One possibility is to call it “Confessions,” after St. Augustine’s famous book, in which he wrote:
“Perhaps it might be said rightly that there are three times: a time present of things past; a time present of things present; and a time present of things future. For these three do coexist somehow in the soul, for otherwise I could not see them. The time present of things past is memory; the time present of things present direct experience; the time present of things future is expectation.”
Rather than a literal “confession” of sins, I see this as an opportunity for expression of where one sees oneself in life through Augustine’s anchor of the present.
Through this installation, participants can reflect on the past, report on the “time present of things present,” and project themselves into the future. Intentionally, the potentially unsettling nature of the stories of those who are possibly marginalized will be shown upon pristine, generic forms, conveying the idea that there is both a universality of a particular individual’s plight—and a universality of their hopes. The project will shed a literal light on the struggles of vulnerable populations, and transform personal experiences into a collective one for both the initial creators—the storytellers—and subsequently viewers.

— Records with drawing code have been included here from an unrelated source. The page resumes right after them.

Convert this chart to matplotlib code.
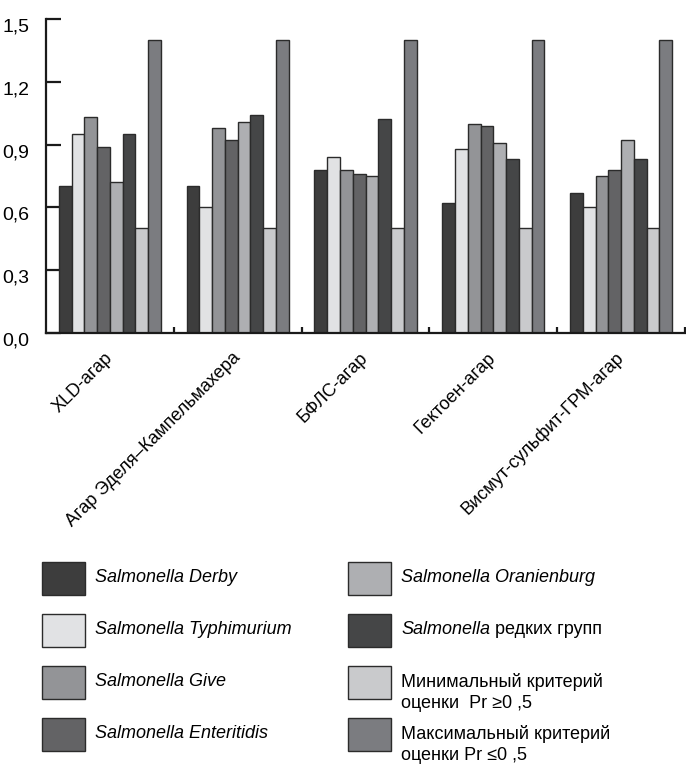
import matplotlib
matplotlib.use("Agg")
import matplotlib.pyplot as plt
import matplotlib.transforms as mtransforms
from matplotlib.patches import Rectangle
import numpy as np

plt.rcParams['font.family'] = ['Liberation Sans', 'DejaVu Sans']

media = ["XLD-агар", "Агар Эделя–Кампельмахера", "БФЛС-агар",
         "Гектоен-агар", "Висмут-сульфит-ГРМ-агар"]

derby = [0.70, 0.70, 0.78, 0.62, 0.67]
typhimurium = [0.95, 0.60, 0.84, 0.88, 0.60]
give = [1.03, 0.98, 0.78, 1.00, 0.75]
enteritidis = [0.89, 0.92, 0.76, 0.99, 0.78]
oranienburg = [0.72, 1.01, 0.75, 0.91, 0.92]
rare = [0.95, 1.04, 1.02, 0.83, 0.83]
min_crit = [0.5, 0.5, 0.5, 0.5, 0.5]
max_crit = [1.4, 1.4, 1.4, 1.4, 1.4]

series = [derby, typhimurium, give, enteritidis, oranienburg, rare, min_crit, max_crit]
colors = ["#3d3d3d", "#e1e2e4", "#939497", "#636365",
          "#aeafb2", "#454647", "#c9cacc", "#7b7c80"]
# (italic part, regular part)
legend_labels = [("Salmonella Derby", ""),
                 ("Salmonella Typhimurium", ""),
                 ("Salmonella Give", ""),
                 ("Salmonella Enteritidis", ""),
                 ("Salmonella Oranienburg", ""),
                 ("Salmonella", " редких групп"),
                 ("", "Минимальный критерий\nоценки  Pr ≥0 ,5"),
                 ("", "Максимальный критерий\nоценки Pr ≤0 ,5")]
yticks = [0.0, 0.3, 0.6, 0.9, 1.2, 1.5]
ytick_labels = ["0,0", "0,3", "0,6", "0,9", "1,2", "1,5"]

W, H = 686, 771
fig = plt.figure(figsize=(W / 100, H / 100), dpi=100)
ax = fig.add_axes([46 / W, 1 - 333 / H, 639 / W, (333 - 19) / H])

x = np.arange(len(media))
bw = 0.1
for j, vals in enumerate(series):
    ax.bar(x + (j - 3.5) * bw, vals, width=bw, color=colors[j],
           edgecolor="#2b2b2b", linewidth=1.0, zorder=2)

ax.set_xlim(-0.5, 4.5)
ax.set_ylim(0, 1.5)
for s in ["top", "right"]:
    ax.spines[s].set_visible(False)
for s in ["left", "bottom"]:
    ax.spines[s].set_linewidth(1.6)
    ax.spines[s].set_color("#1a1a1a")

ax.set_yticks(yticks)
ax.set_yticklabels(ytick_labels, fontsize=14)
ax.tick_params(axis="y", direction="in", length=11, width=1.6, pad=12, color="#1a1a1a")
off = mtransforms.ScaledTranslation(0, -6 / 100, fig.dpi_scale_trans)
for lab in ax.get_yticklabels():
    lab.set_transform(lab.get_transform() + off)

ax.set_xticks(x)
ax.set_xticklabels(media, fontsize=13, rotation=45, ha="right", va="center",
                   rotation_mode="anchor")
ax.tick_params(axis="x", which="major", length=0, pad=16)
ax.set_xticks(x + 0.5, minor=True)
ax.tick_params(axis="x", which="minor", direction="in", length=4.5, width=1.6,
               color="#1a1a1a")


def fx(px):
    return px / W


def fy(py):
    return 1 - py / H


# legend drawn by hand (mixed italic / regular)
box_w, box_h = 43, 33
col_x = [42, 348]
row_y = [578, 630, 682, 734]
for k, (it, reg) in enumerate(legend_labels):
    cx = col_x[k // 4]
    cy = row_y[k % 4]
    fig.add_artist(Rectangle((fx(cx), fy(cy + box_h / 2)), box_w / W, box_h / H,
                             transform=fig.transFigure, facecolor=colors[k],
                             edgecolor="#2b2b2b", linewidth=1.0))
    tx = fx(cx + box_w + 10)
    if it:
        t = fig.text(tx, fy(cy), it, fontsize=13, style="italic",
                     va="center", ha="left")
        if reg:
            ax.annotate(reg, xy=(1, 0), xycoords=t, va="bottom", ha="left",
                        fontsize=13, annotation_clip=False)
    else:
        fig.text(tx, fy(cy - 9), reg, fontsize=13, va="top", ha="left",
                 linespacing=1.3)

fig.savefig("out.png", dpi=100)
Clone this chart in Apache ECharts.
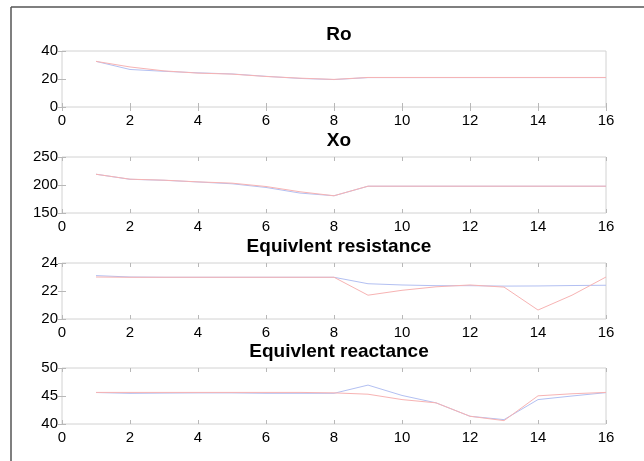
<!DOCTYPE html>
<html>
<head>
<meta charset="utf-8">
<script src="https://cdn.jsdelivr.net/npm/echarts@6/dist/echarts.min.js"></script>
<style>
  html, body { margin: 0; padding: 0; background: #fff; }
  #chart { width: 644px; height: 461px; }
</style>
</head>
<body>
<div id="chart"></div>
<script>
// sample index (x axis)
var steps = [1, 2, 3, 4, 5, 6, 7, 8, 9, 10, 11, 12, 13, 14, 15, 16]

// Ro
var roBlue = [32.6, 26.8, 25.5, 24.4, 23.6, 21.9, 20.4, 19.6, 21.0, 21.0, 21.0, 21.0, 21.0, 21.0, 21.0, 21.0]
var roRed  = [32.6, 28.6, 25.8, 24.2, 23.5, 21.8, 20.6, 19.7, 21.1, 21.1, 21.1, 21.1, 21.1, 21.1, 21.1, 21.1]

// Xo
var xoBlue = [219.2, 210.2, 208.4, 205.4, 202.2, 195.6, 185.6, 180.8, 197.8, 197.8, 197.8, 197.8, 197.8, 197.8, 197.8, 197.8]
var xoRed  = [219.2, 210.4, 208.6, 205.6, 203.3, 197.3, 187.9, 180.8, 197.9, 197.9, 197.9, 197.9, 197.9, 197.9, 197.9, 197.9]

// Equivlent resistance
var resBlue = [23.10, 23.0, 22.98, 22.98, 22.98, 22.98, 22.98, 22.98, 22.52, 22.43, 22.38, 22.38, 22.35, 22.36, 22.39, 22.41]
var resRed  = [23.0, 22.98, 22.98, 22.98, 22.98, 22.98, 22.98, 22.98, 21.70, 22.05, 22.30, 22.43, 22.28, 20.64, 21.70, 23.0]

// Equivlent reactance
var reaBlue = [45.62, 45.47, 45.52, 45.55, 45.55, 45.48, 45.48, 45.48, 46.95, 45.1, 43.78, 41.38, 40.78, 44.36, 45.0, 45.6]
var reaRed  = [45.64, 45.64, 45.64, 45.64, 45.64, 45.64, 45.64, 45.56, 45.32, 44.36, 43.78, 41.38, 40.6, 45.03, 45.4, 45.64]

var titles = ['Ro', 'Xo', 'Equivlent resistance', 'Equivlent reactance']
var yRanges = [[0, 40, 20], [150, 250, 50], [20, 24, 2], [40, 50, 5]]
var xRange = [0, 16, 2]
var blueSets = [roBlue, xoBlue, resBlue, reaBlue]
var redSets = [roRed, xoRed, resRed, reaRed]

var FONT = '"Liberation Sans", Arial, Helvetica, sans-serif'
var gridTops = [51, 157, 263, 368]
var gridH = 56
var boxColor = '#d2d2d2'

function pairs(vals) {
  return steps.map(function (s, i) { return [s, vals[i]] })
}

var grids = [], xAxes = [], yAxes = [], series = [], titleOpts = []

gridTops.forEach(function (top, i) {
  grids.push({
    left: 62, width: 544, top: top, height: gridH,
    show: true, borderColor: boxColor, borderWidth: 1, backgroundColor: '#fff'
  })
  titleOpts.push({
    text: titles[i], left: 334, top: top - 31, textAlign: 'center',
    textStyle: { fontFamily: FONT, fontSize: 19, fontWeight: 'bold', color: '#000' }
  })
  // bottom x axis with labels, top one only for ticks
  ;['bottom', 'top'].forEach(function (pos) {
    xAxes.push({
      gridIndex: i, type: 'value', position: pos,
      min: xRange[0], max: xRange[1], interval: xRange[2],
      axisLine: { show: false },
      axisTick: { show: true, inside: true, length: 4, lineStyle: { color: '#b8b8b8' } },
      axisLabel: {
        show: pos === 'bottom', color: '#000', fontFamily: FONT, fontSize: 15, margin: 6
      },
      splitLine: { show: false }
    })
  })
  var yr = yRanges[i]
  ;['left', 'right'].forEach(function (pos) {
    yAxes.push({
      gridIndex: i, type: 'value', position: pos,
      min: yr[0], max: yr[1], interval: yr[2],
      axisLine: { show: false },
      axisTick: { show: true, inside: true, length: 4, lineStyle: { color: '#b8b8b8' } },
      axisLabel: {
        show: pos === 'left', color: '#000', fontFamily: FONT, fontSize: 15, margin: 4
      },
      splitLine: { show: false }
    })
  })
  series.push({
    type: 'line', xAxisIndex: i * 2, yAxisIndex: i * 2,
    data: pairs(blueSets[i]), symbol: 'none', silent: true, animation: false,
    lineStyle: { color: '#b3c0f2', width: 1 }
  })
  series.push({
    type: 'line', xAxisIndex: i * 2, yAxisIndex: i * 2,
    data: pairs(redSets[i]), symbol: 'none', silent: true, animation: false,
    lineStyle: { color: '#f7b3b3', width: 1 }
  })
})

var chart = echarts.init(document.getElementById('chart'), null, { renderer: 'canvas' })
chart.setOption({
  backgroundColor: '#fff',
  animation: false,
  title: titleOpts,
  grid: grids,
  xAxis: xAxes,
  yAxis: yAxes,
  series: series,
  // figure frame (only left and top edges are in view)
  graphic: [
    { type: 'line', shape: { x1: 11, y1: 7, x2: 644, y2: 7 }, style: { stroke: '#555', lineWidth: 1.5 } },
    { type: 'line', shape: { x1: 11, y1: 7, x2: 11, y2: 461 }, style: { stroke: '#555', lineWidth: 1.5 } }
  ]
})
</script>
</body>
</html>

Video imagery for the project could either be collected in “Confessionals” (such as the booths in Roman Catholic churches) in the Fellowship Hall and/or by participants using their smartphones other devices out in the community. The video imagery would be distorted, abstracted, as a result of the projection process and the shape of the mesh-forms; individual identities would not be apparent. Voices, though, might identify individuals, so the voice recordings might need to be altered to assure anonymity, or we could request permission for their unmodified use. Having participants sign a release form would have to be mandatory either way. Assuring that the project be as broadly based as possible is important, as it validates the claim for it being both by the community and for the community.
Due to light levels, a project like this would look best during the darker months or at night. Video projections would be nearly invisible when ambient light levels are high. An option would be to cover windows with something to reduce light transmission. That would allow viewing during worship times, for instance. The length of the exhibition should be several months so as to reach the largest possible audience.
I obviously have an image of this project in my mind’s eye, yet this the visual manifestation of it, not the entire meaning or context. I want to collaborate, to foster an environment of cooperation that ultimately creates the work of art. Might we have a musical, liturgical, or performance component, for instance, or link the project to broader community outreach goals?
Thank you for considering my initial concept for “Confessions.” I look forward to your comments.